Political risk may vary at different business levels—that is, for all foreign business actors, for a particular industry or company, or for a particular project. Political risk also depends on the type of investment, its methods of financing, its location, and the time frame involved. Political risk may affect several aspects of a business, including personnel, assets, contracts, operations, transfers, and company goals.

Risks to personnel and operations may include intimidation, kidnapping, sabotage, and terrorism, especially if the risks arise from political concerns. However, some risks may ensue from nonpolitical actors and constitute a general security risk only, requiring a distinct set of preventive measures and responses. Asset risks may include general nationalization and specific expropriation, restrictions on ownership, and an insistence on locally owned shareholdings or local directorships. Contractual risks may include changes in contractual conditions due to legislative or bureaucratic action and the violation or termination of contracts due to violence or political change, including revolution, civil war, secession, interstate war, coup d’état, or peaceful succession.

Risks to operations constitute a broad category and include all host country regulations that affect business operations. They may include labour relations, taxation, restrictions on labour or technology transfers, and local product content regulations. Some other examples are quotas and tariffs, environmental and consumer protection, antitrust and merger laws, discrimination in awarding contracts, and bureaucratic nepotism. Transfer risks could include exchange controls, profit repatriation, and restrictions on royalty payments. Local variations of these risks are possible in countries where the regional authority of an area is at loggerheads with the central government or where a local power broker is the actual authority on the ground.

Methodology of analysis

Some multinational corporations have in-house analysts, while others at least partially outsource the task of analysis to specialist providers. A company’s need for political risk analysis may differ at different times. The perceived need for political risk analysis tends to be greater near a decision to enter or avoid a particular country’s marketplace, but different forms of political risk analysis are also used as a regular form of early warning, to periodically review in-country operations, or sporadically in response to new uncertainties or setbacks.
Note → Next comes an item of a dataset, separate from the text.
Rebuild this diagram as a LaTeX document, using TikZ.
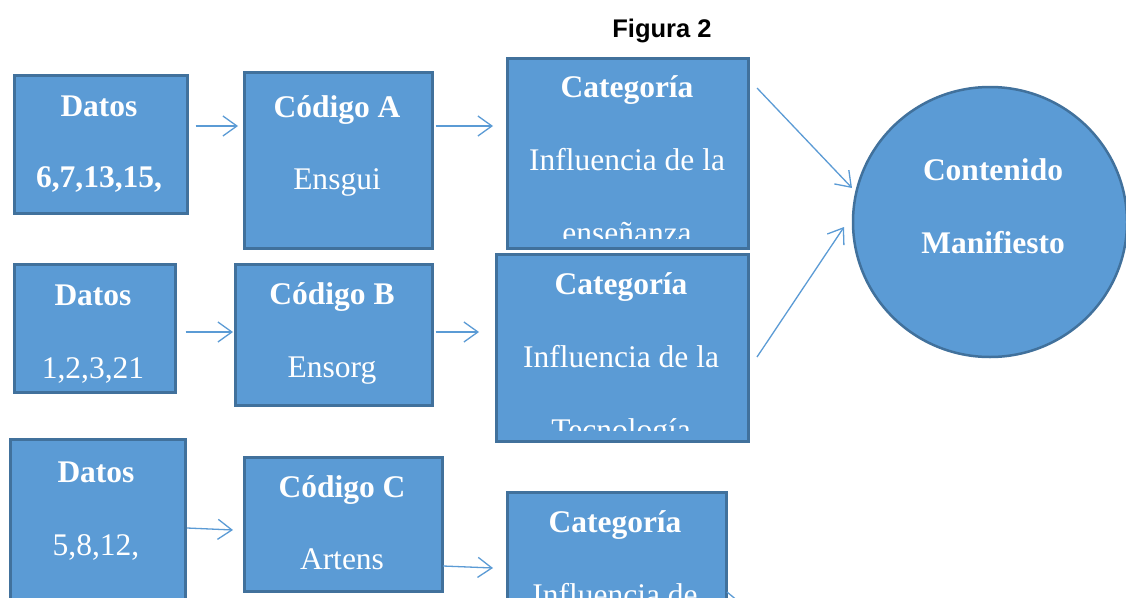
\documentclass[tikz,border=0pt]{standalone}
\usepackage{fontspec}
\setmainfont{Liberation Serif}
\newfontfamily\titlefont{Liberation Sans}
\usetikzlibrary{arrows.meta,shapes.geometric,calc}
\definecolor{boxfill}{HTML}{5B9BD5}
\definecolor{boxline}{HTML}{41719C}
\begin{document}
\begin{tikzpicture}[x=1pt,y=-1pt,
  box/.style={draw=boxline, fill=boxfill, line width=2.5pt, inner sep=0pt, anchor=north west},
  txt/.style={text=white, font=\fontsize{31.5}{36}\selectfont, anchor=base, inner sep=0pt},
  arr/.style={draw=boxfill, line width=1.3pt, -{Straight Barb[length=14pt,width=20pt,line width=1.3pt]}}]
\clip (0,0) rectangle (1126,597);
\fill[white] (0,0) rectangle (1126,597);

% title
\node[anchor=base, inner sep=0pt, font=\titlefont\bfseries\fontsize{25.5}{30}\selectfont] (title) at (662,37) {Figura 2};

% boxes
\node[box, minimum width=173pt, minimum height=138pt] (d1) at (13,74) {};
\node[box, minimum width=188pt, minimum height=176pt] (ca) at (243,71) {};
\node[box, minimum width=241pt, minimum height=190pt] (k1) at (506,57) {};
\node[box, minimum width=161pt, minimum height=128pt] (d2) at (13,263) {};
\node[box, minimum width=197pt, minimum height=141pt] (cb) at (234,263) {};
\node[box, minimum width=252pt, minimum height=187pt] (k2) at (495,253) {};
\node[box, minimum width=175pt, minimum height=200pt] (d3) at (9,438) {};
\node[box, minimum width=198pt, minimum height=134pt] (cc) at (243,456) {};
\node[box, minimum width=219pt, minimum height=150pt] (k3) at (506,491) {};
\node[ellipse, draw=boxline, fill=boxfill, line width=2.5pt, inner sep=0pt,
      minimum width=274pt, minimum height=270pt] (cm) at (990,222) {};

% texts row 1
\node[txt] (d1a) at (99,116) {\bfseries Datos};
\node[txt] (d1b) at (99,187) {\bfseries 6,7,13,15,};
\node[txt] (caa) at (337,117) {\bfseries Código A};
\node[txt] (cab) at (337,189) {Ensgui};
\node[txt] (k1a) at (627,97) {\bfseries Categoría};
\node[txt] (k1b) at (627,170) {Influencia de la};
\begin{scope}
  \clip (506,57) rectangle (747,238);
  \node[txt] (k1c) at (627,243) {enseñanza};
\end{scope}

% texts row 2
\node[txt] (d2a) at (93,305) {\bfseries Datos};
\node[txt] (d2b) at (93,378) {1,2,3,21};
\node[txt] (cba) at (332,304) {\bfseries Código B};
\node[txt] (cbb) at (332,377) {Ensorg};
\node[txt] (k2a) at (621,294) {\bfseries Categoría};
\node[txt] (k2b) at (621,367) {Influencia de la};
\begin{scope}
  \clip (495,253) rectangle (747,430);
  \node[txt] (k2c) at (621,440) {Tecnología};
\end{scope}

% texts row 3
\node[txt] (d3a) at (96,482) {\bfseries Datos};
\node[txt] (d3b) at (96,555) {5,8,12,};
\node[txt] (cca) at (342,497) {\bfseries Código C};
\node[txt] (ccb) at (342,569) {Artens};
\node[txt] (k3a) at (615,532) {\bfseries Categoría};
\node[txt] (k3b) at (615,605) {Influencia de};

% circle text
\node[txt] (cma) at (993,180) {\bfseries Contenido};
\node[txt] (cmb) at (993,253) {\bfseries Manifiesto};

% connectors
\coordinate (r1) at (0,126);
\coordinate (r2) at (0,332);
\draw[arr, shorten <=7pt, shorten >=5pt] (d1.east |- r1) -- (ca.west |- r1);
\draw[arr, shorten <=2pt, shorten >=13pt] (ca.east |- r1) -- (k1.west |- r1);
\draw[arr, shorten <=9pt, shorten >=1pt] (d2.east |- r2) -- (cb.west |- r2);
\draw[arr, shorten <=2pt, shorten >=16pt] (cb.east |- r2) -- (k2.west |- r2);

\coordinate (s3a) at (187,528);
\coordinate (t3a) at (233,530);
\coordinate (s3b) at (443,566);
\coordinate (t3b) at (493,568);
\coordinate (s1c) at (757,88);
\coordinate (t1c) at (852,188);
\coordinate (s2c) at (757,357);
\coordinate (t2c) at (844,227);
\coordinate (s3c) at (727,592);
\coordinate (t3c) at (767,625);
\draw[arr] (s3a) -- (t3a);
\draw[arr] (s3b) -- (t3b);
\draw[arr] (s1c) -- (t1c);
\draw[arr] (s2c) -- (t2c);
\draw[arr] (s3c) -- (t3c);
\end{tikzpicture}
\end{document}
Analysts use both quantitative and qualitative models for analysis, and there is no consensus on the methodology. A model is an extended representation that is used to better understand, adapt to, manage, and control identified political risk factors. The number and nature of variables, their combinations, and the weights assigned to them by the model builders are based on the interpretative frameworks used by political risk analysts.

Quantitative assessment models purport to assess various indices, such as political stability, based on nominal, ordinal, or interval variables. Some models have been designed for particular sectors—for example, the financial or energy sector—and most models also include an element of qualitative judgment.

The main qualitative techniques are judgmental forecasting—for example, the so-called Delphi method, which is the accumulation of expert opinion under controlled conditions. Informal brainstorming between experts is also used, especially when time is of the essence. A more systematic model may be used to identify key assumptions and key drivers and then to construct several alternative futures within different time frames and to estimate the likelihood of different outcomes and their impact on particular business concerns. Political risk analysis aims to provide insight into areas of the political process in which a business needs to intervene if it wants to change the business environment, mitigate its potential risks, or maximize its opportunities.